This folder contains examples showing implementation of the stochastic depth algorithm described in the paper Huang, Gao, et al. "Deep networks with stochastic depth." arXiv preprint arXiv:1603.09382 (2016). This paper introduces a new way to perturb networks during training in order to improve their performance. Stochastic Depth (SD) is a method for residual networks, which randomly removes/deactivates residual blocks during training.
The paper talks about constructing the network of residual blocks which are basically a set of convolution layers and a bypass that passes the information from the previous layer through without any change. With stochastic depth, the convolution block is sometimes switched off allowing the information to flow through the layer without being changed, effectively removing the layer from the network. During testing, all layers are left in and the weights are modified by their survival probability. This is very similar to how dropout works, except instead of dropping a single node in a layer the entire layer is dropped!
The main idea behind stochastic depth is relatively simple, but the results are surprisingly good. The authors demonstrated the new architecture on CIFAR-10, CIFAR-100, and the Street View House Number dataset (SVHN). They achieve the lowest published error on CIFAR-10 and CIFAR-100, and second lowest for SVHN.

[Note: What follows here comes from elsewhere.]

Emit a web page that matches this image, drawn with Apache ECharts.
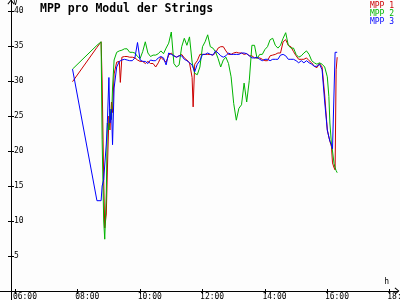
<!DOCTYPE html>
<html>
<head>
<meta charset="utf-8">
<script src="https://cdn.jsdelivr.net/npm/echarts@6/dist/echarts.min.js"></script>
<style>
html,body{margin:0;padding:0;background:#fdfdfd;}
#chart{width:400px;height:300px;}
</style>
</head>
<body>
<div id="chart"></div>
<script>
const times = ["07:50","08:37","08:45","08:47","08:50","08:52","08:55","08:57","09:00","09:02","09:05","09:07","09:10","09:15","09:20","09:22","09:25","09:30","09:35","09:40","09:45","09:50","09:55","10:00","10:05","10:10","10:15","10:20","10:25","10:30","10:35","10:40","10:45","10:50","10:55","11:00","11:05","11:10","11:15","11:20","11:25","11:30","11:35","11:40","11:42","11:45","11:50","11:55","12:00","12:05","12:10","12:15","12:20","12:25","12:30","12:35","12:40","12:45","12:50","12:55","13:00","13:05","13:10","13:15","13:20","13:25","13:30","13:35","13:40","13:45","13:50","13:55","14:00","14:05","14:10","14:15","14:20","14:25","14:30","14:35","14:40","14:45","14:50","14:55","15:00","15:05","15:10","15:15","15:20","15:25","15:30","15:35","15:40","15:45","15:50","15:55","16:00","16:03","16:05","16:08","16:10","16:13","16:15","16:17","16:19"];
const mpp1 = [29.9,34.8,35.6,30.0,16.0,9.0,11.0,17.0,25.0,23.0,27.0,25.5,31.0,32.7,32.8,29.8,33.4,33.5,33.5,33.4,33.4,33.3,33.0,32.8,32.8,32.5,32.8,32.5,32.5,32.0,32.6,33.4,33.0,32.7,33.7,34.0,33.6,33.4,33.6,33.8,33.3,33.0,32.6,30.5,26.3,32.4,32.9,33.8,33.8,33.8,33.8,33.8,33.7,34.0,34.7,34.9,34.9,34.3,33.8,33.8,34.0,34.1,34.0,34.0,33.8,33.9,33.6,33.6,33.3,33.3,33.3,33.1,32.9,32.9,33.6,33.7,33.8,34.0,34.0,35.6,35.9,35.1,34.9,34.2,33.6,33.1,33.1,33.1,33.3,32.9,32.6,32.1,31.9,32.5,32.0,28.0,23.0,22.0,21.4,20.6,18.3,17.6,17.3,31.6,33.4];
const mpp2 = [31.7,35.1,35.6,21.6,10.0,7.4,14.0,24.0,23.0,26.0,24.5,29.0,33.0,34.1,34.3,34.4,34.4,34.6,34.6,34.1,34.1,34.0,33.5,33.2,34.2,35.6,34.0,33.5,33.7,33.7,33.9,34.3,33.9,34.7,35.4,37.0,32.5,32.0,32.3,34.9,36.1,35.1,36.3,32.7,32.0,31.1,30.9,32.0,34.9,35.6,36.6,34.9,34.7,34.2,33.2,32.0,33.0,33.4,32.5,30.6,26.8,24.4,26.1,26.6,29.7,27.0,30.1,35.1,35.1,33.2,33.8,33.8,34.5,34.9,35.9,36.1,35.1,34.7,35.1,36.1,36.9,35.1,34.7,34.7,33.8,33.4,33.6,34.0,34.3,33.8,32.9,32.6,32.4,32.6,32.4,32.0,30.6,27.8,24.0,21.0,20.0,18.2,17.6,17.2,16.9];
const mpp3 = [31.7,12.9,12.9,15.0,15.9,18.0,21.0,24.0,30.5,24.0,26.0,20.9,29.0,32.0,32.8,33.0,33.0,33.1,33.0,32.9,32.9,33.3,35.5,33.0,32.8,32.8,32.5,33.0,32.9,32.9,33.3,33.5,33.3,32.3,34.0,33.8,33.6,33.4,33.6,33.6,33.1,32.9,32.6,32.3,32.4,31.3,32.4,32.9,33.8,33.8,34.0,33.8,33.7,34.3,34.0,33.6,33.4,33.6,34.0,33.8,33.8,33.8,33.8,34.0,34.0,33.9,33.6,33.3,33.3,33.4,33.1,32.9,33.1,33.1,32.9,33.1,33.1,33.1,33.7,33.8,33.6,33.1,33.1,33.1,32.9,32.6,32.9,32.6,32.9,32.6,32.4,32.1,32.1,32.4,31.6,27.0,23.0,22.0,21.4,20.9,20.3,20.5,34.1,34.1,34.1];
const seriesNames = ["MPP 1","MPP 2","MPP 3"];
const xTickHours = [6,8,10,12,14,16,18];
const yTickValues = [5,10,15,20,25,30,35,40];

const colors = ["#cc0000","#00b400","#0000ff"];
const mono = "DejaVu Sans Mono";
const toHours = s => { const p = s.split(":").map(Number); return p[0] + p[1] / 60; };
const pairs = arr => times.map((t, i) => [toHours(t), arr[i]]);
const chevron = "path://M5,0 L10,6 L9,7 L5,2 L1,7 L0,6 Z";

const chart = echarts.init(document.getElementById("chart"), null, {renderer: "canvas"});
const xMin = 6 - 15.3 / 31.2, xMax = 6 + (398 - 15.3) / 31.2;
const yMin = -9 / 7, yMax = 291 / 7;

chart.setOption({
  backgroundColor: "#fdfdfd",
  animation: false,
  title: {
    text: "MPP pro Modul der Strings",
    left: 40, top: 3, padding: 0,
    textStyle: {fontFamily: mono, fontWeight: "bold", fontSize: 11.5, color: "#000"}
  },
  legend: {
    orient: "vertical", right: 6, top: 2, padding: 0, itemGap: 0,
    itemWidth: 0, itemHeight: 7, icon: "rect", selectedMode: false,
    textStyle: {fontFamily: mono, fontSize: 8, lineHeight: 7, padding: 0},
    data: seriesNames.map((n, i) => ({name: n, textStyle: {color: colors[i]}}))
  },
  grid: {left: 0, right: 2, top: 0, bottom: 0, containLabel: false, outerBoundsMode: "none"},
  xAxis: [{
    type: "value", min: xMin, max: xMax, position: "bottom", offset: -9,
    name: "h", nameLocation: "end", nameGap: -9,
    nameTextStyle: {fontFamily: mono, fontSize: 8, color: "#000", align: "right", verticalAlign: "bottom", padding: [0, 0, 5, 0]},
    axisLine: {show: true, onZero: false, symbol: ["none", chevron], symbolSize: [7, 5], symbolOffset: [0, -1], lineStyle: {color: "#000", width: 1}},
    axisTick: {show: true, length: 3, customValues: xTickHours, lineStyle: {color: "#000"}},
    axisLabel: {show: true, customValues: xTickHours, margin: 2, hideOverlap: false, fontFamily: mono, fontSize: 8, color: "#000",
      formatter: v => "    " + String(Math.round(v)).padStart(2, "0") + ":00"},
    splitLine: {show: false}
  }, {
    type: "value", min: xMin, max: xMax, position: "bottom", offset: -9,
    axisLine: {show: false, onZero: false},
    axisTick: {show: true, inside: true, length: 2, customValues: xTickHours, lineStyle: {color: "#000"}},
    axisLabel: {show: false}, splitLine: {show: false}
  }],
  yAxis: [{
    type: "value", min: yMin, max: yMax, position: "left", offset: -11,
    name: "V", nameLocation: "end", nameGap: -1,
    nameTextStyle: {fontFamily: mono, fontSize: 8, color: "#000", align: "left", verticalAlign: "top", padding: [0, 0, 0, 2]},
    axisLine: {show: true, onZero: false, symbol: ["none", chevron], symbolSize: [7, 5], symbolOffset: [0, -2], lineStyle: {color: "#000", width: 1}},
    axisTick: {show: true, length: 3, customValues: yTickValues, lineStyle: {color: "#000"}},
    axisLabel: {show: true, inside: true, margin: 3, customValues: yTickValues, fontFamily: mono, fontSize: 8, color: "#000"},
    splitLine: {show: false}
  }, {
    type: "value", min: yMin, max: yMax, position: "left", offset: -11,
    axisLine: {show: false, onZero: false},
    axisTick: {show: true, inside: true, length: 3, customValues: yTickValues, lineStyle: {color: "#000"}},
    axisLabel: {show: false}, splitLine: {show: false}
  }],
  series: [mpp1, mpp2, mpp3].map((arr, i) => ({
    name: seriesNames[i], type: "line", xAxisIndex: 0, yAxisIndex: 0,
    data: pairs(arr), showSymbol: false, symbol: "none",
    color: colors[i], lineStyle: {color: colors[i], width: 1}, z: 2 + i
  }))
});
</script>
</body>
</html>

Files in this example folder:
-
sd_mnist.py
example shows sample implementation of the algorithm just for the sanity check. -
sd_cifar10.py shows the algorithm implementation for 500 epochs on cifar_10 dataset. After 500 epochs, ~9.4% error was achieved for cifar10, it can be further improved by some more careful hyper parameters tuning to achieve the reported numbers in the paper. You can see the sample result log in the top section of sd_cifar10.py file.